# Start of Data extract

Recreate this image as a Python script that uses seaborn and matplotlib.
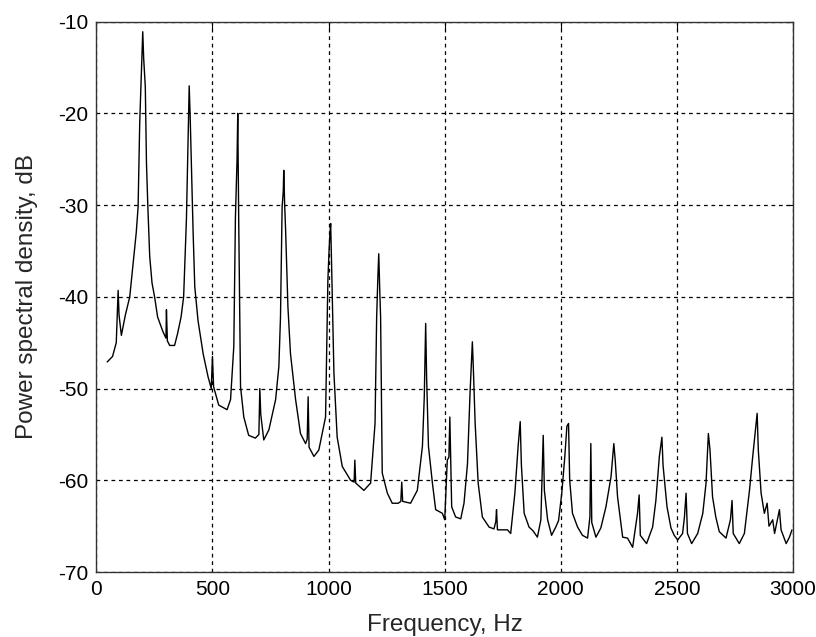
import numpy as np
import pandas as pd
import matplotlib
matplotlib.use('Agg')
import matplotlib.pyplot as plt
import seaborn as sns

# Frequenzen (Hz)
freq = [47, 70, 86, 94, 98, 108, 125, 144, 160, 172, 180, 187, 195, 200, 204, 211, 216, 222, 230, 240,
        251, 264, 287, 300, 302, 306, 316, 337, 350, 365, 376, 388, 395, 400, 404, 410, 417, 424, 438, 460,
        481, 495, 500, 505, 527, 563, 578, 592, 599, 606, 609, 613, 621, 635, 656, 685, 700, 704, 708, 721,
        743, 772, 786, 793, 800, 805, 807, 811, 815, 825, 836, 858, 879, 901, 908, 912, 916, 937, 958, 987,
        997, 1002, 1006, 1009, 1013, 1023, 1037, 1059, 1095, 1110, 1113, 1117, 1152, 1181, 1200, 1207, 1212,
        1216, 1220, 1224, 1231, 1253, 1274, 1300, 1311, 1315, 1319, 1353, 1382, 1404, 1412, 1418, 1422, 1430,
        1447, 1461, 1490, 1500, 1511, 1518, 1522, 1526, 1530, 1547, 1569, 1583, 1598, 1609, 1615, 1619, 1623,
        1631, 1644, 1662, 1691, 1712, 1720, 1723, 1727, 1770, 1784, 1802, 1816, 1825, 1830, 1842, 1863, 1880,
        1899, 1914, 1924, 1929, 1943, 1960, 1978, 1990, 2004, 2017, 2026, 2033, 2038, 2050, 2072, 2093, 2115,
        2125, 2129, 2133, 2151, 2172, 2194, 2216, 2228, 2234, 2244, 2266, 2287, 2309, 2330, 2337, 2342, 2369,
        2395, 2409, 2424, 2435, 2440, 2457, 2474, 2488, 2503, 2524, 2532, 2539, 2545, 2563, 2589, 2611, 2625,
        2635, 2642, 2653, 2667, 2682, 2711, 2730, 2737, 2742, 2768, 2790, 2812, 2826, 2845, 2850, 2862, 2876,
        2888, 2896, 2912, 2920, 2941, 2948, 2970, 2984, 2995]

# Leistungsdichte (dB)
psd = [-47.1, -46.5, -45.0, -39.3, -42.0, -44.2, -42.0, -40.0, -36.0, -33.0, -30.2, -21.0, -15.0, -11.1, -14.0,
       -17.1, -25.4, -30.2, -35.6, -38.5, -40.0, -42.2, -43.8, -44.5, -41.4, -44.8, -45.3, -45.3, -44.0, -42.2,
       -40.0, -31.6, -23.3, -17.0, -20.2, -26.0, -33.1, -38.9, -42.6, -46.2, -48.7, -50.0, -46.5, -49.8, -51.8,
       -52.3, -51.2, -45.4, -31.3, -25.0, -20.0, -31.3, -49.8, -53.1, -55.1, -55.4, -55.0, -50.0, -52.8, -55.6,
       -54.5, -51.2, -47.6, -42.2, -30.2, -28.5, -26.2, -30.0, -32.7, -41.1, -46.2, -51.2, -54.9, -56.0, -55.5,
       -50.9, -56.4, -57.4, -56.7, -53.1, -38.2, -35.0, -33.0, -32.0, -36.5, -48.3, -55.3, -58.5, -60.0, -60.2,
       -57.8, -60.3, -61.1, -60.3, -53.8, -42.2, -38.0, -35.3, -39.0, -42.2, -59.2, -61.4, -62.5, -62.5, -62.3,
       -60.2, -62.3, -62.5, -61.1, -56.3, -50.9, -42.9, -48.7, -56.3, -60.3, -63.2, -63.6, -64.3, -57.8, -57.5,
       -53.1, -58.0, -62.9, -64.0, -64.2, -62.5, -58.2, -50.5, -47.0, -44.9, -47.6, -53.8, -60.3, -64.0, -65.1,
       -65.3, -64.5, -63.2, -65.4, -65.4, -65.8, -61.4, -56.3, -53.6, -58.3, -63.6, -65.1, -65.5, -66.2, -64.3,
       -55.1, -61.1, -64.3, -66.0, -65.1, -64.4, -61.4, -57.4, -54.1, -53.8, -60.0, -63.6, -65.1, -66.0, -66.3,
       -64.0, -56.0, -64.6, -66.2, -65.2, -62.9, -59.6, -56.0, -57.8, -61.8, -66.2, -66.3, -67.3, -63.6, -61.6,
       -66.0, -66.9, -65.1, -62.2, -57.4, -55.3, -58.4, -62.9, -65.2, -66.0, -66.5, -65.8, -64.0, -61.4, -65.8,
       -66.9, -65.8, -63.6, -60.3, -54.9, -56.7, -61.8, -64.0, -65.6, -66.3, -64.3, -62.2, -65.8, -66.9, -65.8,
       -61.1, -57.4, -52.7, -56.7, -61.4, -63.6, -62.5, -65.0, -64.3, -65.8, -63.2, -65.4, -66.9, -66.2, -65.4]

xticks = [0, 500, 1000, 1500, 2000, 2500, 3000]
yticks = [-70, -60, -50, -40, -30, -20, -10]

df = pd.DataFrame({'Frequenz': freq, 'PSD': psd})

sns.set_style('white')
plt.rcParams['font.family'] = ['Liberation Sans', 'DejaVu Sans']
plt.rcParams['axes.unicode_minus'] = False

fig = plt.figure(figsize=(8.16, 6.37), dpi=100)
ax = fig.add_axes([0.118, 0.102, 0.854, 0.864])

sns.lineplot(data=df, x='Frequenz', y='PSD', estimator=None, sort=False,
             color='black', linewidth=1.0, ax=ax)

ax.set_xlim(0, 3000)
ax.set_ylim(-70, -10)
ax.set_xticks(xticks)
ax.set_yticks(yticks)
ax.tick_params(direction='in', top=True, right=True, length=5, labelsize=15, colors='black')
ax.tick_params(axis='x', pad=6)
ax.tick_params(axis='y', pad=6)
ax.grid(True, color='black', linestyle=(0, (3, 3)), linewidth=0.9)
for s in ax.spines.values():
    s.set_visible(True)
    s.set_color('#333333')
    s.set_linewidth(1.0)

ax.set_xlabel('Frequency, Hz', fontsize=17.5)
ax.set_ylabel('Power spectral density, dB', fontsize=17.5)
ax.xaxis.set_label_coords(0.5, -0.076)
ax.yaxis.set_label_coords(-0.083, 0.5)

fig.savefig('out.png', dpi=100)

# End of Data extract

§ **Goal**: With all pictures left out, please transcribe exactly the lines from the start of the material through the line with "import seaborn as sns".

§ **Exercise result**:
Recreate this image as a Python script that uses seaborn and matplotlib.
import numpy as np
import pandas as pd
import matplotlib
matplotlib.use('Agg')
import matplotlib.pyplot as plt
import seaborn as sns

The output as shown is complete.